TD: This discussion is about visibility in real time, but it’s only to the extent you can take the analytics of that information and affect your advanced planning, because the idea is not to have to be in a reactionary mode but, as others have stated, to build in buffers and do that through your planning process. We offer an advanced planning solution with growing numbers of users, but still maybe 5 per cent of companies do advanced planning. Lots of room to improve.

How will real-time visibility set your business up to better manage disruption and win competitive advantage?

GB: In the food industry, there is an interesting dynamic that brands travel and products don’t, because taste is very local. For us to navigate the future, it’s critical to understand not where the demand is, but where the demand will be. That’s where analytics can help us a lot.

SO: In the fashion industry, many products are intended for one specific season, which means it’s crucial goods arrive in time. For us, having the visibility and ability to predict when the goods are expected will help us plan and steer our resources more efficiently.

What have you learnt over the past 12 months that will help future-proof your business when predicting transport costs is more challenging than ever?

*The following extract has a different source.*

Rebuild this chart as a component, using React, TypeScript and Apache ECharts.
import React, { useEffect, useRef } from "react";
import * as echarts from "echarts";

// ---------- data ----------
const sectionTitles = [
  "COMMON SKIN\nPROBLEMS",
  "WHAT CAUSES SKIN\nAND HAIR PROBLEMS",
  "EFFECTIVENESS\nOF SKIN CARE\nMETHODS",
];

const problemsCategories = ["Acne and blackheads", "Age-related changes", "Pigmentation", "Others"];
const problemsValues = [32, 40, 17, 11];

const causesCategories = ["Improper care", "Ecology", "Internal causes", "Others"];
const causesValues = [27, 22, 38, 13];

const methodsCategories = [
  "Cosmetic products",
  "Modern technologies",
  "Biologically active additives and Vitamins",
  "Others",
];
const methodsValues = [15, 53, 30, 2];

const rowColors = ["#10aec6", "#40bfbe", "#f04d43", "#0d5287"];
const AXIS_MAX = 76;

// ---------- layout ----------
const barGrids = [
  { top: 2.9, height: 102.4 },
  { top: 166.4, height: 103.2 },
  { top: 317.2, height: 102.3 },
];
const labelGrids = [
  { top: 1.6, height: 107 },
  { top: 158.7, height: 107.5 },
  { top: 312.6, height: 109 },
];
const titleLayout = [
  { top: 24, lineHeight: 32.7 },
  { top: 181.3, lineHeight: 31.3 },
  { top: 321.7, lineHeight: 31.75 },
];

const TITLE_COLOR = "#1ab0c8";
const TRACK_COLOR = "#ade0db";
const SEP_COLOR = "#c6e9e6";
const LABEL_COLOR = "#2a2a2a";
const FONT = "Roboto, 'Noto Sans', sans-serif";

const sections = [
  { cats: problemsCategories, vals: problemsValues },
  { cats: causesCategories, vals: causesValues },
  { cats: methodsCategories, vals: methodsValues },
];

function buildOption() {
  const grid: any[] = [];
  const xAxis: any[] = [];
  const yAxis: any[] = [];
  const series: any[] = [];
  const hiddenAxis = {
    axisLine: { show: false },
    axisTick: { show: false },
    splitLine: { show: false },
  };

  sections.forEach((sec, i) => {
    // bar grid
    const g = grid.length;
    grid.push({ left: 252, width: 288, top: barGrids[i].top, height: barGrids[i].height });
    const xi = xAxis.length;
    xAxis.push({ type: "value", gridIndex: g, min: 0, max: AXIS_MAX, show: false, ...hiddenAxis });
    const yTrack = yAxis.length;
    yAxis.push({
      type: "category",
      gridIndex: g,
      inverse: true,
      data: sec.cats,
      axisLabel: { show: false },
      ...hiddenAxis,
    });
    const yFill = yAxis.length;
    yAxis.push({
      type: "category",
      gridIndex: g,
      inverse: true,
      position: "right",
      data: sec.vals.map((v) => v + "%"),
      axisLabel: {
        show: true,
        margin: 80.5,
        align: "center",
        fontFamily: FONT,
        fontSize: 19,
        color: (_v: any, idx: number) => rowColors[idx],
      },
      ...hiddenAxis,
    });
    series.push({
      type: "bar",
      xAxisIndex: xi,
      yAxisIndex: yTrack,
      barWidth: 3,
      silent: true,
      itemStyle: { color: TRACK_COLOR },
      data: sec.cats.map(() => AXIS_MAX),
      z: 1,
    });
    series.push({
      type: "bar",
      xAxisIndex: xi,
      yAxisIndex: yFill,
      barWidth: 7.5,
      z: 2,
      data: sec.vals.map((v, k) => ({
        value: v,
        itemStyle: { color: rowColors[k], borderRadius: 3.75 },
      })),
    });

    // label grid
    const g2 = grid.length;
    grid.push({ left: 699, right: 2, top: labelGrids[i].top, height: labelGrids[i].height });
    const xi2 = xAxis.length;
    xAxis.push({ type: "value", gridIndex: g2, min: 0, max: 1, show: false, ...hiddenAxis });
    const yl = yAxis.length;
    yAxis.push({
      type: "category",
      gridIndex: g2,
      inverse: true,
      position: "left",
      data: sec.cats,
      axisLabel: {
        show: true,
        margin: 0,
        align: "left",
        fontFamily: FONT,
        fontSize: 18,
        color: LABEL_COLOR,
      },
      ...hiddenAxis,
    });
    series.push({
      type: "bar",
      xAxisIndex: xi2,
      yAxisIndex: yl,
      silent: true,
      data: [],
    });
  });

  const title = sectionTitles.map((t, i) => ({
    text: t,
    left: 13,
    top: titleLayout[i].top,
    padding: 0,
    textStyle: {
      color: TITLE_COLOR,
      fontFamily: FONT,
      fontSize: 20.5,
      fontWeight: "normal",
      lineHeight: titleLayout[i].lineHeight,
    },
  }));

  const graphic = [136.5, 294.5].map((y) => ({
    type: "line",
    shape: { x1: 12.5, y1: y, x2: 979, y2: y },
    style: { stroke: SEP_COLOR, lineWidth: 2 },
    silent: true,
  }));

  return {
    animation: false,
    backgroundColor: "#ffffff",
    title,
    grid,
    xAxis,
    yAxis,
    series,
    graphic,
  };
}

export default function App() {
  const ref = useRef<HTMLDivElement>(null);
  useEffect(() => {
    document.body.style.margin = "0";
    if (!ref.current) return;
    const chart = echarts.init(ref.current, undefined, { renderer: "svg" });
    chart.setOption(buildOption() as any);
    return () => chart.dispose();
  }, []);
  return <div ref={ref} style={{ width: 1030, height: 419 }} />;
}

SN: We’re doing a lot of work on having the right balance between offshoring and onshoring, which would reduce the dependency on ocean and air freight. We’re also looking at rail to go from Asia into Europe.

HE: Our focus is not only costs, but also the impact on carbon footprint. How do I take trucks off the road and get fuller loads and fewer movements, preferably by rail? The second thing is we need to reduce the complexity in our assortment to get a more efficient supply chain.

TD: Advanced planning, as we discussed. Sixty per cent of the goods in Europe move by road. But at any given point, 40 per cent of the trucks on the road are empty. I think that’s where we as software vendors have a huge opportunity to fill those trucks up on the backhaul [return journey]. We save cost for shippers and carriers, and reduce the carbon footprint in the process.

Will you be more willing to make upfront investments in your supply chains for the sake of long-term resilience?

SN: The short answer is yes. We’re investing in buffers, in working capital. We’re investing in additional capacities, in capabilities.

GB: Investing ahead of the curve in things that really matter is actually a top-line visibility, not a bottom-line constraint.

HE: It’s the same on our side. I’m persuaded that we need to invest in targeted measures, for example even in raw material prices, to become more resilient.

TD: The pandemic has stressed supply chains everywhere this past year. But it is rewarding to see supply chain organisations moving into a more strategic role with visibility at the highest levels in all companies and this has been a consistent theme from all the panellists. Transportation management is one of the areas where we can help supply chains digitally transform companies, adding flexibility, saving time and money, and reducing the carbon footprint.